By Robert Eric Shoemaker, AB ’14
Hyde Park can become a very small place if you let it. Especially when you’re an undergraduate student, when you’re just learning about the city and your place in it, when the other parts of the city that people tell you to visit are just so… far away on the Red Line. Hyde Park can be suffocating, when your homework is calling and you wake up from a drooling nap at 8pm in the Reg, and realize you almost (or did) miss your rehearsal for this/that/the other. You feel like you never leave—if you let it happen.
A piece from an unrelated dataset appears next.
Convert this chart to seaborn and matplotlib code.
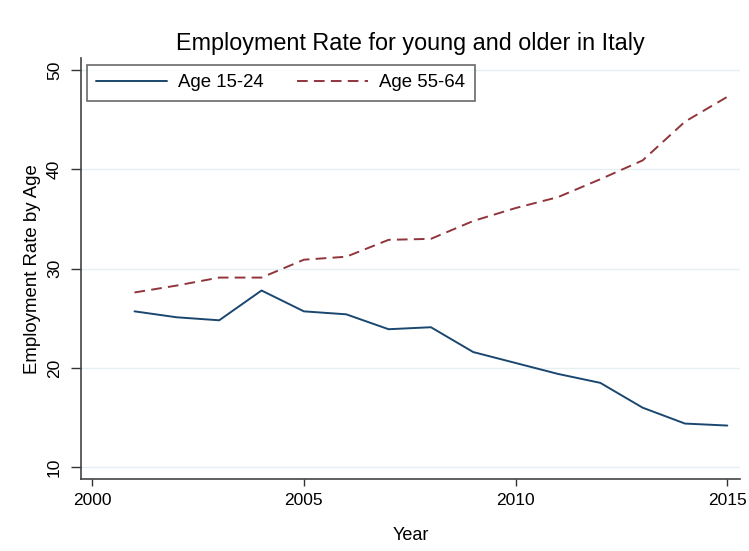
"""Employment rate for young and older workers in Italy, 2001-2015."""

import matplotlib

matplotlib.use("Agg")
import matplotlib.pyplot as plt
import pandas as pd
import seaborn as sns

YEARS = list(range(2001, 2016))
AGE_15_24 = [25.7, 25.1, 24.8, 27.8, 25.7, 25.4, 23.9, 24.1, 21.6, 20.5, 19.4, 18.5, 16.0, 14.4, 14.2]
AGE_55_64 = [27.6, 28.3, 29.1, 29.1, 30.9, 31.2, 32.9, 33.0, 34.8, 36.1, 37.2, 39.0, 40.9, 44.8, 47.3]
SERIES = ["Age 15-24", "Age 55-64"]
COLORS = ["#1a476f", "#90353b"]
X_TICKS = [2000, 2005, 2010, 2015]
Y_TICKS = [10, 20, 30, 40, 50]


def build_frame():
    rows = []
    for name, values in zip(SERIES, [AGE_15_24, AGE_55_64]):
        for year, value in zip(YEARS, values):
            rows.append({"Year": year, "Rate": value, "Group": name})
    return pd.DataFrame(rows)


def main():
    sns.set_theme(style="white")
    plt.rcParams["font.family"] = ["Liberation Sans", "DejaVu Sans"]
    plt.rcParams["text.color"] = "black"
    plt.rcParams["axes.labelcolor"] = "black"
    plt.rcParams["xtick.color"] = "black"
    plt.rcParams["ytick.color"] = "black"

    df = build_frame()
    fig = plt.figure(figsize=(7.49, 5.51), dpi=100)
    ax = fig.add_axes([0.1078, 0.1307, 0.8802, 0.7635])

    sns.lineplot(
        data=df,
        x="Year",
        y="Rate",
        hue="Group",
        style="Group",
        palette=COLORS,
        dashes=[(None, None), (5.5, 3.2)],
        linewidth=1.4,
        ax=ax,
    )

    ax.set_xlim(1999.73, 2015.3)
    ax.set_ylim(8.82, 51.18)
    ax.set_xticks(X_TICKS)
    ax.set_yticks(Y_TICKS)
    ax.set_yticklabels([str(v) for v in Y_TICKS], rotation=90, va="center")
    ax.yaxis.grid(True, color="#e6eff1", linewidth=1)
    ax.xaxis.grid(False)
    ax.tick_params(axis="both", which="major", width=1, color="#333333",
                   labelsize=12.5, direction="out", bottom=True, left=True)
    ax.tick_params(axis="y", length=7.5, pad=6)
    ax.tick_params(axis="x", length=5, pad=5)
    for side in ["top", "right"]:
        ax.spines[side].set_visible(False)
    for side in ["left", "bottom"]:
        ax.spines[side].set_color("#444444")
        ax.spines[side].set_linewidth(1.2)

    ax.set_xlabel("Year", fontsize=13, labelpad=14)
    ax.set_ylabel("Employment Rate by Age", fontsize=13.4, labelpad=4)
    ax.set_title("Employment Rate for young and older in Italy", fontsize=16.8, pad=6)

    handles, labels = ax.get_legend_handles_labels()
    legend = ax.legend(
        handles,
        labels,
        loc="upper left",
        bbox_to_anchor=(0.0096, 0.984),
        borderaxespad=0,
        ncol=2,
        fontsize=13.4,
        frameon=True,
        fancybox=False,
        edgecolor="#444444",
        handlelength=3.8,
        handletextpad=0.6,
        columnspacing=1.8,
        borderpad=0.5,
    )
    legend.get_frame().set_linewidth(1.2)

    fig.savefig("out.png", dpi=100)
    plt.close(fig)


if __name__ == "__main__":
    main()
The South Side can also be a place of discovery, just like Lincoln or Wicker Park, Logan or Lincoln Square, insert-any-North-Side-neighborhood-here. Not only campus, which is one of the densest bits of arts-rich land in Chicago, but the rest of the South Side, too. That big blot on most Chicago maps labeled just with that moniker is peppered with important arts venues and hotspots, which are waiting to be found by an intrepid hoofer (or motorist, should you be so lucky as an undergrad).
As an undergraduate theater major and writer for the then-Newcity-affiliated Chicago Weekly (now the independent student publication South Side Weekly), I was looking for a “scoop” when I researched South Side theaters. I thought there had to be a story hiding somewhere just out of reach, where no other student would think to look. I discovered a theater that had been on the South Side and flourishing for many, many years before my “brilliant” idea had come to me: eta Creative Arts Center.
“Eta,” or “e.t.a.” as it is called, is a hub of activity for many black artists, and has been a springboard for many famous performers who moved on. But for people I met at eta, it was also a home. A creative home, a community home, a place where everyone could express themselves and feel good or feel empathy with their fellow artist and person, where there was no fourth wall between the audience and the stage. That’s what got me—the responsiveness to the performance. People were unafraid to express themselves vocally, because theater is truly a talk-back, every time, every performance, and people who only visit the North Side can forget that.
My first encounter with eta, which involved an odyssey of CTA-ing to its home further south than I’d ever been in Chicago, was not to be the last. To this day, I find myself randomly running into colleagues and professionals who are involved with that theater. Sonita Surratt, a director whom I admire and who introduced me to the opera world, is currently directing “Sins of the Father” at eta. Without her, I would not be embarking on some of the projects I am working on, including a possible collaboration with her. I value every relationship I made and every moment I’ve spent at that theater.
Don’t get me wrong at all; I know and appreciate the other theaters, in Hyde Park and elsewhere. Court Theatre is a real gift, and most U of C students don’t take proper advantage of it (Arts Pass, a.k.a. your UCID, gets you into shows for free on certain days). Having had the chance to work with Nick Rudall and Drew Dir, among other Court regulars, I can say honestly that Court Theatre’s work is in the top-ten percent of what I’d consider “worth watching” in the city, and I try to get in when I can. University Theater is also not to be forgotten, especially because of the absolute wealth of opportunities afforded to young theater makers at the university by the Logan Center for the Arts, which is also a real gift. And if you, an undergrad, have not yet spoken one-on-one with a member of the Theater and Performance Studies staff—namely Heidi Coleman—you are missing out on a mind-bending challenge well worth the sweat.
But there’s something unexpected and magical about discovering the theater that is hiding just around the corner, on the South Side, which some people seem to forget is full of living, breathing neighborhoods full of people just like North Siders who aspire to do everything that the rest of Chicago wants to do. A University of Chicago student can graduate without exploring what’s just on the other side of campus, and why?
I know that, for me, finding eta was game-changing. It renewed my interest in community-oriented theater that engages the people who live in the immediate vicinity in conversation and communion. The arts should serve the community that fosters them. Somehow or another, eta is a little island that fosters unique performances, a gallery and events that promote the wellbeing of the South Side—and we tend to forget it’s there.
I returned to eta for their gala event a year or so after researching it for my Chicago Weekly article. Barbara Kensey, the PR manager for eta, welcomed me with open arms and shepherded me around, introducing me to many of the movers and shakers in the scene. Those people, though amazing and talented, were also impossibly warm to me, although I had initially come from a very different place, the whitewashed university. It was more important that I cared, and still do, about the work that eta puts out. Caring meant I was part of their in-crowd.
So to all those theater nerds or drama geeks, hell, anyone who is interested in participating as a spectator in good art: I strongly recommend turning 180 degrees from north, and exploring what abounds in your own greater neighborhood.